La VII Cumbre de la Comunidad de Estados Latinoamericanos y Caribeños (Celac) celebrada en Argentina dejó un documento final de 111 puntos lleno de buenas intenciones, notorios saludos a la bandera y clarísimas contradicciones.
El debate político suscitado, sin embargo, fue más vivo y esperanzador que lo puesto en blanco y negro por los 33 miembros de la Celac.
El artículo tercero de la Declaración de Buenos Aires resume en tres líneas esas intenciones, saludos a la bandera y flagrantes contradicciones:
«Remarcamos nuestro compromiso con la democracia, la promoción, protección y respeto de los derechos humanos, la cooperación internacional, el Estado de Derecho, el multilateralismo, el respeto a la integridad territorial, la no intervención en los asuntos internos de los Estados, y la defensa de la soberanía, así como la promoción de la justicia y el mantenimiento de la paz y seguridad internacionales».
Que se sepa, Cuba, Nicaragua y Venezuela suscribieron esto.
Y fue sobre la vigencia de la democracia, la protección de los derechos humanos y la promoción de la justicia que los presidentes de Uruguay, Paraguay, Chile y Colombia hicieron precisiones relevantes para que este foro se deje de mirar el ombligo y se sincere puertas adentro.
Preparada para recibir al presidente de Brasil, Lula da Silva, y quizás ungirlo como el líder que esperan las izquierdas latinoamericanas, la VII Cumbre reveló que hay otras voces –desde la izquierda, y la centro derecha– con argumentos y divergencias, y a su vez coincidencias entre ellas, de hondo calado.
El presidente de Uruguay, Luis Lacalle Pou, lanzó una advertencia certera: «Cuidado con las tentaciones ideológicas en los foros internacionales, porque lo que sucede es que cuando cambie la ideología para un lado o para el otro, los foros se desvanecen».
Tentaciones ideológicas que se evidencian cuando todos los miembros de la Celac condenan el asalto de la ultraderecha contra las instituciones democráticas en Brasil y, a la vez, algunos miran para otro lado cuando se apunta a países miembros de la Celac que no respetan la democracia, ni las instituciones, ni los derechos humanos.
Es lo que Lacalle Pou llamó «hemiplejía ideológica», en clara diferenciación con lo dicho por el presidente de Argentina, Alberto Fernández, quien solo mira a la «derecha recalcitrante». Con los del signo ideológico similar se es permisivo y hasta se justifican sus graves transgresiones; con el contrario, se pone el grito en el cielo y se avista el fascismo.

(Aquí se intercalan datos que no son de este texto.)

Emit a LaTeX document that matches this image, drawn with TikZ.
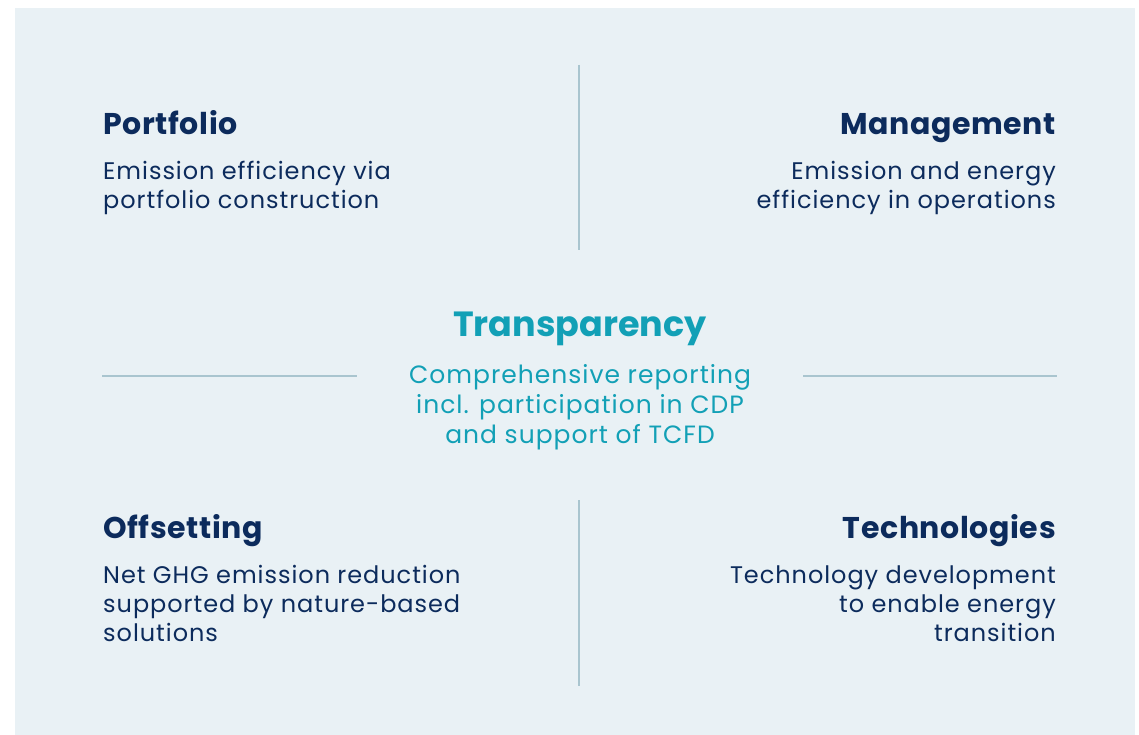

En la misma línea de Lacalle anduvo Gabriel Boric, el presidente de Chile, que cuestionó la relativización que el espectro político concede a la vigencia de los derechos humanos. Boric, que no es santo del régimen bolivariano, llamó «crisis humanitaria» a lo que ocurre en nuestro país y se ofreció para encontrar una salida que permita realizar elecciones «libres, justas, transparentes y con supervisión internacional en el año 2024”.
Gustavo Petro, de puntillas por ciertos temas, abogó por un “pacto democrático” –¿no es eso la Carta Democrática de la OEA? – en el que tanto «las derechas como las izquierdas no crean que cuando llegan al poder es para eliminar a su contrincante hasta físicamente».
Mario Abdo Benítez, el presidente de Paraguay, sereno y preciso, recordó a sus pares, muchos de ellos tan propensos a buscar culpables fuera de sus fronteras, que «si miramos el pasado con rencor y odio no vamos a poder construir lo que más le importa a las nuevas generaciones» y sostuvo que el verdadero desafío de los gobiernos regionales es «garantizar la pluralidad política, la dignidad humana, la libertad de expresión, el respeto al Estado de Derecho y la separación e independencia de los poderes». Otra vez Cuba, Nicaragua y Venezuela.
Abdo Benítez llamó la atención sobre nuestra diáspora de 7 millones de personas que no puede ser obviada y debe ser abordada y buscar una solución “si hablamos realmente de que nos preocupa la dignidad humana». Hay que superar la hemiplejia antes que nada.